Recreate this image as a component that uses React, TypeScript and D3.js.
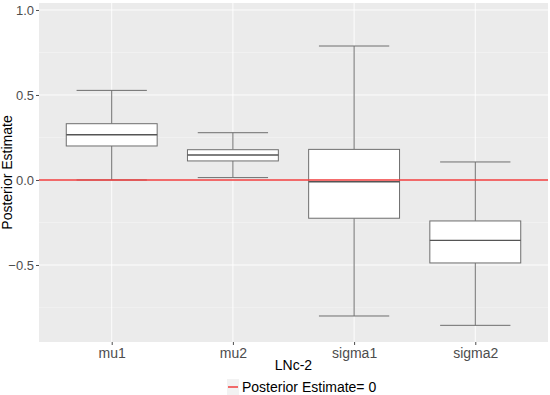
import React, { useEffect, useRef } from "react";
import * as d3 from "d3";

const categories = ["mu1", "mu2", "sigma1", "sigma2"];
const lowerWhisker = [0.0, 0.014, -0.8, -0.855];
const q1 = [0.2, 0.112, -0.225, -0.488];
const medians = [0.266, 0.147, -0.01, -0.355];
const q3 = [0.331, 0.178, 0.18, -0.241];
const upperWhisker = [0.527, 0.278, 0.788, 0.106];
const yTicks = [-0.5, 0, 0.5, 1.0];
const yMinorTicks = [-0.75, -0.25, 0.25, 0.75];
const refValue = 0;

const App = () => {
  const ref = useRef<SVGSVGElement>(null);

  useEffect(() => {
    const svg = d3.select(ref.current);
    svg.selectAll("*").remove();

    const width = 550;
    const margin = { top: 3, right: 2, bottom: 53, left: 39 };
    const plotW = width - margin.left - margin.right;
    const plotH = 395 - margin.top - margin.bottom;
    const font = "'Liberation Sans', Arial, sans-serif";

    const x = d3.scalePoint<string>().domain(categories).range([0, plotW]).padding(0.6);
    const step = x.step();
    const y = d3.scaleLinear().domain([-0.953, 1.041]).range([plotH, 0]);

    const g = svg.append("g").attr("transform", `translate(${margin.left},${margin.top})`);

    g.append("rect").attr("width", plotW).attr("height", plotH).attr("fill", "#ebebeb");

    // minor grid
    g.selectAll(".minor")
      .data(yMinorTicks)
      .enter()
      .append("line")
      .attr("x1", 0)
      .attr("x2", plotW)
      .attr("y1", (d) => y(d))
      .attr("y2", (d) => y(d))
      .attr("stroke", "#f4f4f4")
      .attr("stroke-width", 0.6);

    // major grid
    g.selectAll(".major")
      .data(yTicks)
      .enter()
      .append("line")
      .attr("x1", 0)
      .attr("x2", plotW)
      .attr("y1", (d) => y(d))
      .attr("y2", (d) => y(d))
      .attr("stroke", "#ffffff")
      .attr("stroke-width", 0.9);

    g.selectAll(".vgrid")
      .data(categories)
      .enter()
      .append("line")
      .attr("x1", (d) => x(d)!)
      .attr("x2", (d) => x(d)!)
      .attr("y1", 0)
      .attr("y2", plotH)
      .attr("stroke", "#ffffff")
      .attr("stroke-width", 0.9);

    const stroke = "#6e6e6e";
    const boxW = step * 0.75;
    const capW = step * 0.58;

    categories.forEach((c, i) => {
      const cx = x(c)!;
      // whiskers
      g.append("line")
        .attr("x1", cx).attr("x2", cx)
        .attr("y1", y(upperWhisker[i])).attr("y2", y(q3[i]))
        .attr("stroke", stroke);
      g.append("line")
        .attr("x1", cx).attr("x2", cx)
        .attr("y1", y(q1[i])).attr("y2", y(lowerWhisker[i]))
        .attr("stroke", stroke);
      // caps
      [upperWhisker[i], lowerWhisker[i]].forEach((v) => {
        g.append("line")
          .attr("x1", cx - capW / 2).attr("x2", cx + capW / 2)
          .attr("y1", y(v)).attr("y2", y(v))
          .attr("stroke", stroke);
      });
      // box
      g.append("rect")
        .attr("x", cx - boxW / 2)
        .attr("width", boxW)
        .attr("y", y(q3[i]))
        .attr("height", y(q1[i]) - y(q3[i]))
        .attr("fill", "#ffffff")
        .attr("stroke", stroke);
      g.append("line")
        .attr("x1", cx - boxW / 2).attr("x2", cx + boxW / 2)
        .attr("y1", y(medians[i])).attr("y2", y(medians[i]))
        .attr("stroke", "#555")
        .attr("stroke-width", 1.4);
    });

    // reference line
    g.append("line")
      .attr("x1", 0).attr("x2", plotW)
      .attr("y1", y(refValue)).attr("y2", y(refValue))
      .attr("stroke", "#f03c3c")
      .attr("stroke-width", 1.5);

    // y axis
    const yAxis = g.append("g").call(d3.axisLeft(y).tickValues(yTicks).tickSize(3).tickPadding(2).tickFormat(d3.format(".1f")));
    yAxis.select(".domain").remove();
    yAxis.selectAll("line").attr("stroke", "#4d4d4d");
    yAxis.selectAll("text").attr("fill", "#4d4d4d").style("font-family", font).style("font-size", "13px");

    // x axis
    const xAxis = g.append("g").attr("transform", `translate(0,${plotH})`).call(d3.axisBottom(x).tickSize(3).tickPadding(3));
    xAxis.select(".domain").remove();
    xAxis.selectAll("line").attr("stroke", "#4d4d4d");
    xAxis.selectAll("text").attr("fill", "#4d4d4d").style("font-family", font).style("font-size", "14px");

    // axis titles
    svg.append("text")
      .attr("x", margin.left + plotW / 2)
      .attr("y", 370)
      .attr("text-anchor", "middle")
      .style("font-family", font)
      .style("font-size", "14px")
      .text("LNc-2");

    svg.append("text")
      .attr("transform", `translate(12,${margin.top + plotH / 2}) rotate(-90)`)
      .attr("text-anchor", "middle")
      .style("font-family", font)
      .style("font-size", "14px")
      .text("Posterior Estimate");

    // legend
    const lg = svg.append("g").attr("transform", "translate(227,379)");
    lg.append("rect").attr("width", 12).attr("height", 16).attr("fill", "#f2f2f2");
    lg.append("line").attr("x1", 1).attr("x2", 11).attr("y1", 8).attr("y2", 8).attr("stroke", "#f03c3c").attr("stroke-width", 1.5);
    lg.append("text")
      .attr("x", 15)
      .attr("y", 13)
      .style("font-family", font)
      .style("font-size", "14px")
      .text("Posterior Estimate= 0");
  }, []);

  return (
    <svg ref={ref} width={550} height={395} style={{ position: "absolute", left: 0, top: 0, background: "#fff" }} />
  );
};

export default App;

■ ■ ■

• _Do this_: Copy each line above precisely, dropping the pictures.

• _Answer to the task_:
Recreate this image as a component that uses React, TypeScript and D3.js.
import React, { useEffect, useRef } from "react";
import * as d3 from "d3";

const categories = ["mu1", "mu2", "sigma1", "sigma2"];
const lowerWhisker = [0.0, 0.014, -0.8, -0.855];
const q1 = [0.2, 0.112, -0.225, -0.488];
const medians = [0.266, 0.147, -0.01, -0.355];
const q3 = [0.331, 0.178, 0.18, -0.241];
const upperWhisker = [0.527, 0.278, 0.788, 0.106];
const yTicks = [-0.5, 0, 0.5, 1.0];
const yMinorTicks = [-0.75, -0.25, 0.25, 0.75];
const refValue = 0;

const App = () => {
  const ref = useRef<SVGSVGElement>(null);

  useEffect(() => {
    const svg = d3.select(ref.current);
    svg.selectAll("*").remove();

    const width = 550;
    const margin = { top: 3, right: 2, bottom: 53, left: 39 };
    const plotW = width - margin.left - margin.right;
    const plotH = 395 - margin.top - margin.bottom;
    const font = "'Liberation Sans', Arial, sans-serif";

    const x = d3.scalePoint<string>().domain(categories).range([0, plotW]).padding(0.6);
    const step = x.step();
    const y = d3.scaleLinear().domain([-0.953, 1.041]).range([plotH, 0]);

    const g = svg.append("g").attr("transform", `translate(${margin.left},${margin.top})`);

    g.append("rect").attr("width", plotW).attr("height", plotH).attr("fill", "#ebebeb");

    // minor grid
    g.selectAll(".minor")
      .data(yMinorTicks)
      .enter()
      .append("line")
      .attr("x1", 0)
      .attr("x2", plotW)
      .attr("y1", (d) => y(d))
      .attr("y2", (d) => y(d))
      .attr("stroke", "#f4f4f4")
      .attr("stroke-width", 0.6);

    // major grid
    g.selectAll(".major")
      .data(yTicks)
      .enter()
      .append("line")
      .attr("x1", 0)
      .attr("x2", plotW)
      .attr("y1", (d) => y(d))
      .attr("y2", (d) => y(d))
      .attr("stroke", "#ffffff")
      .attr("stroke-width", 0.9);

    g.selectAll(".vgrid")
      .data(categories)
      .enter()
      .append("line")
      .attr("x1", (d) => x(d)!)
      .attr("x2", (d) => x(d)!)
      .attr("y1", 0)
      .attr("y2", plotH)
      .attr("stroke", "#ffffff")
      .attr("stroke-width", 0.9);

    const stroke = "#6e6e6e";
    const boxW = step * 0.75;
    const capW = step * 0.58;

    categories.forEach((c, i) => {
      const cx = x(c)!;
      // whiskers
      g.append("line")
        .attr("x1", cx).attr("x2", cx)
        .attr("y1", y(upperWhisker[i])).attr("y2", y(q3[i]))
        .attr("stroke", stroke);
      g.append("line")
        .attr("x1", cx).attr("x2", cx)
        .attr("y1", y(q1[i])).attr("y2", y(lowerWhisker[i]))
        .attr("stroke", stroke);
      // caps
      [upperWhisker[i], lowerWhisker[i]].forEach((v) => {
        g.append("line")
          .attr("x1", cx - capW / 2).attr("x2", cx + capW / 2)
          .attr("y1", y(v)).attr("y2", y(v))
          .attr("stroke", stroke);
      });
      // box
      g.append("rect")
        .attr("x", cx - boxW / 2)
        .attr("width", boxW)
        .attr("y", y(q3[i]))
        .attr("height", y(q1[i]) - y(q3[i]))
        .attr("fill", "#ffffff")
        .attr("stroke", stroke);
      g.append("line")
        .attr("x1", cx - boxW / 2).attr("x2", cx + boxW / 2)
        .attr("y1", y(medians[i])).attr("y2", y(medians[i]))
        .attr("stroke", "#555")
        .attr("stroke-width", 1.4);
    });

    // reference line
    g.append("line")
      .attr("x1", 0).attr("x2", plotW)
      .attr("y1", y(refValue)).attr("y2", y(refValue))
      .attr("stroke", "#f03c3c")
      .attr("stroke-width", 1.5);

    // y axis
    const yAxis = g.append("g").call(d3.axisLeft(y).tickValues(yTicks).tickSize(3).tickPadding(2).tickFormat(d3.format(".1f")));
    yAxis.select(".domain").remove();
    yAxis.selectAll("line").attr("stroke", "#4d4d4d");
    yAxis.selectAll("text").attr("fill", "#4d4d4d").style("font-family", font).style("font-size", "13px");

    // x axis
    const xAxis = g.append("g").attr("transform", `translate(0,${plotH})`).call(d3.axisBottom(x).tickSize(3).tickPadding(3));
    xAxis.select(".domain").remove();
    xAxis.selectAll("line").attr("stroke", "#4d4d4d");
    xAxis.selectAll("text").attr("fill", "#4d4d4d").style("font-family", font).style("font-size", "14px");

    // axis titles
    svg.append("text")
      .attr("x", margin.left + plotW / 2)
      .attr("y", 370)
      .attr("text-anchor", "middle")
      .style("font-family", font)
      .style("font-size", "14px")
      .text("LNc-2");

    svg.append("text")
      .attr("transform", `translate(12,${margin.top + plotH / 2}) rotate(-90)`)
      .attr("text-anchor", "middle")
      .style("font-family", font)
      .style("font-size", "14px")
      .text("Posterior Estimate");

    // legend
    const lg = svg.append("g").attr("transform", "translate(227,379)");
    lg.append("rect").attr("width", 12).attr("height", 16).attr("fill", "#f2f2f2");
    lg.append("line").attr("x1", 1).attr("x2", 11).attr("y1", 8).attr("y2", 8).attr("stroke", "#f03c3c").attr("stroke-width", 1.5);
    lg.append("text")
      .attr("x", 15)
      .attr("y", 13)
      .style("font-family", font)
      .style("font-size", "14px")
      .text("Posterior Estimate= 0");
  }, []);

  return (
    <svg ref={ref} width={550} height={395} style={{ position: "absolute", left: 0, top: 0, background: "#fff" }} />
  );
};

export default App;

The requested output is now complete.